#### BRIEF:
Quote exactly the lines spanning from the top of the data below to the line that contains "const fitV = [51.61, 55.23];", including both.

#### DATA SHOWN:

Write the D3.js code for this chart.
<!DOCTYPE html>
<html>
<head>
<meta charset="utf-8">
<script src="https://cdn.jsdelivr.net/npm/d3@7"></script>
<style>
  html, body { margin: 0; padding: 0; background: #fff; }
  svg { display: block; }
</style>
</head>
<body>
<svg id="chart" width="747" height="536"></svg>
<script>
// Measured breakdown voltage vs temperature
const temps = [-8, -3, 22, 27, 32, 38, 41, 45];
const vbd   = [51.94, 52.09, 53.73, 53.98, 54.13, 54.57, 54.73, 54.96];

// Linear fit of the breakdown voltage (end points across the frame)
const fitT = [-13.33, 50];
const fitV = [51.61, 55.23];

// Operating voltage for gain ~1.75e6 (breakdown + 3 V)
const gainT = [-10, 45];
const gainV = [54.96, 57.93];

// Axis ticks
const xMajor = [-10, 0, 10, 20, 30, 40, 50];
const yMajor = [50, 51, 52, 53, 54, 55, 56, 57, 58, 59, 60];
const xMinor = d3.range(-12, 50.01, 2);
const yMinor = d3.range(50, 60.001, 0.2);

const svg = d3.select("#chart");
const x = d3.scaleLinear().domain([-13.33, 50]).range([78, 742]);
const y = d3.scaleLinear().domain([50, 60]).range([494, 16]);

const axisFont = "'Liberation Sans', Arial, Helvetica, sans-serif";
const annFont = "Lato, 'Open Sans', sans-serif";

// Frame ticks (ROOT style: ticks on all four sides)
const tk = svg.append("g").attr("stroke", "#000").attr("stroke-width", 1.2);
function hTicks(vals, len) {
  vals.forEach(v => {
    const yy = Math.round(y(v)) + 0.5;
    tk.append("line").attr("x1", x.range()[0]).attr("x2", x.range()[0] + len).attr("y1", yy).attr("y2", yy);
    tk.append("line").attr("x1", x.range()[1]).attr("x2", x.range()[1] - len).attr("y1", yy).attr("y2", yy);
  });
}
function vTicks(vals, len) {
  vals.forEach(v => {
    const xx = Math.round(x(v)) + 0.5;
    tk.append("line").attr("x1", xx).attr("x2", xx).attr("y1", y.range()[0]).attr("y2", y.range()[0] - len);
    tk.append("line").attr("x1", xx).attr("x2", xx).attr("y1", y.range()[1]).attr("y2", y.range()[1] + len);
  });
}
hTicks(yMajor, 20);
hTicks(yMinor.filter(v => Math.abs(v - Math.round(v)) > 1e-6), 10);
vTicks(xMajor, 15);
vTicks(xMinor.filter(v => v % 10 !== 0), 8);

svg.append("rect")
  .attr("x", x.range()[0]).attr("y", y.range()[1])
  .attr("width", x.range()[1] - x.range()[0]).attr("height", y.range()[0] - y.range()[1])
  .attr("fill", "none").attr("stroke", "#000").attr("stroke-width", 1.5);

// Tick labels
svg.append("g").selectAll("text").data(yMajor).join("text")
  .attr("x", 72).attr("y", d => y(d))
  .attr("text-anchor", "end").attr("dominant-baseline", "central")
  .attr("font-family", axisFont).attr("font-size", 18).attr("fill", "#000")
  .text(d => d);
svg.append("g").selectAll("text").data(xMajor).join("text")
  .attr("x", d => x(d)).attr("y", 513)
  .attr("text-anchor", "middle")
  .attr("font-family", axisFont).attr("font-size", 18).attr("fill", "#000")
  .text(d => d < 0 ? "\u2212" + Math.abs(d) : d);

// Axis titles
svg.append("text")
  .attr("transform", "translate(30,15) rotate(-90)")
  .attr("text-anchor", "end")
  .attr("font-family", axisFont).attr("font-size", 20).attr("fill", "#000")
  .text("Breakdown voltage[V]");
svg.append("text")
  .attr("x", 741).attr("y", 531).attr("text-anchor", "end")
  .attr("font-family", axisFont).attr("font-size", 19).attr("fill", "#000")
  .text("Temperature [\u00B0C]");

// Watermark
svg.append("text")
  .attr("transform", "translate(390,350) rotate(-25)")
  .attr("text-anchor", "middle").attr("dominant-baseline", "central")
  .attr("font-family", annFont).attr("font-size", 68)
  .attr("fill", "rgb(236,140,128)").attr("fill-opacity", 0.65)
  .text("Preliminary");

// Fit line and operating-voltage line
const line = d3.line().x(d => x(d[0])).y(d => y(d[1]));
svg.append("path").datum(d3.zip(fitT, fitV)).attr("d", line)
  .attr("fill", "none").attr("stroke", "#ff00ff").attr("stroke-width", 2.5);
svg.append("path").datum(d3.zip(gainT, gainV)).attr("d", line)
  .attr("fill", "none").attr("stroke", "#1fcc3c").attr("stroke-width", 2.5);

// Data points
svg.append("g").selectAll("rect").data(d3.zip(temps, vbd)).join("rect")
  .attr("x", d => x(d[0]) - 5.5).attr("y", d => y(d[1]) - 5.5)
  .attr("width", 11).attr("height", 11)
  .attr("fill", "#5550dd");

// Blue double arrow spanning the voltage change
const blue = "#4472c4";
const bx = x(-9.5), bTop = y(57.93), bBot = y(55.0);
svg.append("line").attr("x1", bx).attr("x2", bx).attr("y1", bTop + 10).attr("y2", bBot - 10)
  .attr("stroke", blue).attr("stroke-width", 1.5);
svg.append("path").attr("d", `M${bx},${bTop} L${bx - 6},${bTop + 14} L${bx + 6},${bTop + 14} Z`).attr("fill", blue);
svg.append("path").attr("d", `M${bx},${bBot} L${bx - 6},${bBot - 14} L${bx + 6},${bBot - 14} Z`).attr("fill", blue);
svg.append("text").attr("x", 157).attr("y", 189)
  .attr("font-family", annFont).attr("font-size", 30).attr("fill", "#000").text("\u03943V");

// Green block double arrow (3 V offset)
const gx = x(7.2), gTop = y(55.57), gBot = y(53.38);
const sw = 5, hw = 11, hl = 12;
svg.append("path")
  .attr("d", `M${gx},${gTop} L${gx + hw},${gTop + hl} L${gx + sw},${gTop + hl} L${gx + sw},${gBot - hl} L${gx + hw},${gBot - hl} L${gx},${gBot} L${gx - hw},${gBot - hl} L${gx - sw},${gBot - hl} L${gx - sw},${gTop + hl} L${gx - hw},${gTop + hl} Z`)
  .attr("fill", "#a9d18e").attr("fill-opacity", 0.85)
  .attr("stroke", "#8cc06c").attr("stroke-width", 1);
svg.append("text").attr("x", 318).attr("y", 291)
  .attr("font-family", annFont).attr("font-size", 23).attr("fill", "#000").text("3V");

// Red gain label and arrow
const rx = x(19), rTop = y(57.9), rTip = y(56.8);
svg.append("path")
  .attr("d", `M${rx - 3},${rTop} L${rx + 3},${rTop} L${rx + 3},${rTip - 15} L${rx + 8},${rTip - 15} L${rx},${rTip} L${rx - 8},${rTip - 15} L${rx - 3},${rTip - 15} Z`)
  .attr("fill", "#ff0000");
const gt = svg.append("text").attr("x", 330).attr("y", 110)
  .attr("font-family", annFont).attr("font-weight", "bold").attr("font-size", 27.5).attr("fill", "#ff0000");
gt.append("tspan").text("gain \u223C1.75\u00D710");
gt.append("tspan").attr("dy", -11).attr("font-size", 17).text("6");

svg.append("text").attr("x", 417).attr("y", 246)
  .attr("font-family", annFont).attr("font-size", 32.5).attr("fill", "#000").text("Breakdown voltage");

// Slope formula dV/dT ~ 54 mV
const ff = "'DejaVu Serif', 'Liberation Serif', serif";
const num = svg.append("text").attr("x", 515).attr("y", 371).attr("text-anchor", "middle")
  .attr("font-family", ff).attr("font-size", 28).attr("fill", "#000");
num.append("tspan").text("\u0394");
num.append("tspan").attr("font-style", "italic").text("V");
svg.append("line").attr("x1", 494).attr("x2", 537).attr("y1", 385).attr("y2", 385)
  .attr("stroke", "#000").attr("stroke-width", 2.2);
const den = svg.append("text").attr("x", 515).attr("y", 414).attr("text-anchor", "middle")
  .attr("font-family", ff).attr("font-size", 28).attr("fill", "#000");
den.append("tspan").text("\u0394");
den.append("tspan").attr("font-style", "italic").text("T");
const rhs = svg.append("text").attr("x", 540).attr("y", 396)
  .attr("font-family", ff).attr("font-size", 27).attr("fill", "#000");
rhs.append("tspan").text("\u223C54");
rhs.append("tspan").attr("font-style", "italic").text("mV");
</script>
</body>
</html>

#### EXERCISE SOLUTION:
Write the D3.js code for this chart.
<!DOCTYPE html>
<html>
<head>
<meta charset="utf-8">
<script src="https://cdn.jsdelivr.net/npm/d3@7"></script>
<style>
  html, body { margin: 0; padding: 0; background: #fff; }
  svg { display: block; }
</style>
</head>
<body>
<svg id="chart" width="747" height="536"></svg>
<script>
// Measured breakdown voltage vs temperature
const temps = [-8, -3, 22, 27, 32, 38, 41, 45];
const vbd   = [51.94, 52.09, 53.73, 53.98, 54.13, 54.57, 54.73, 54.96];

// Linear fit of the breakdown voltage (end points across the frame)
const fitT = [-13.33, 50];
const fitV = [51.61, 55.23];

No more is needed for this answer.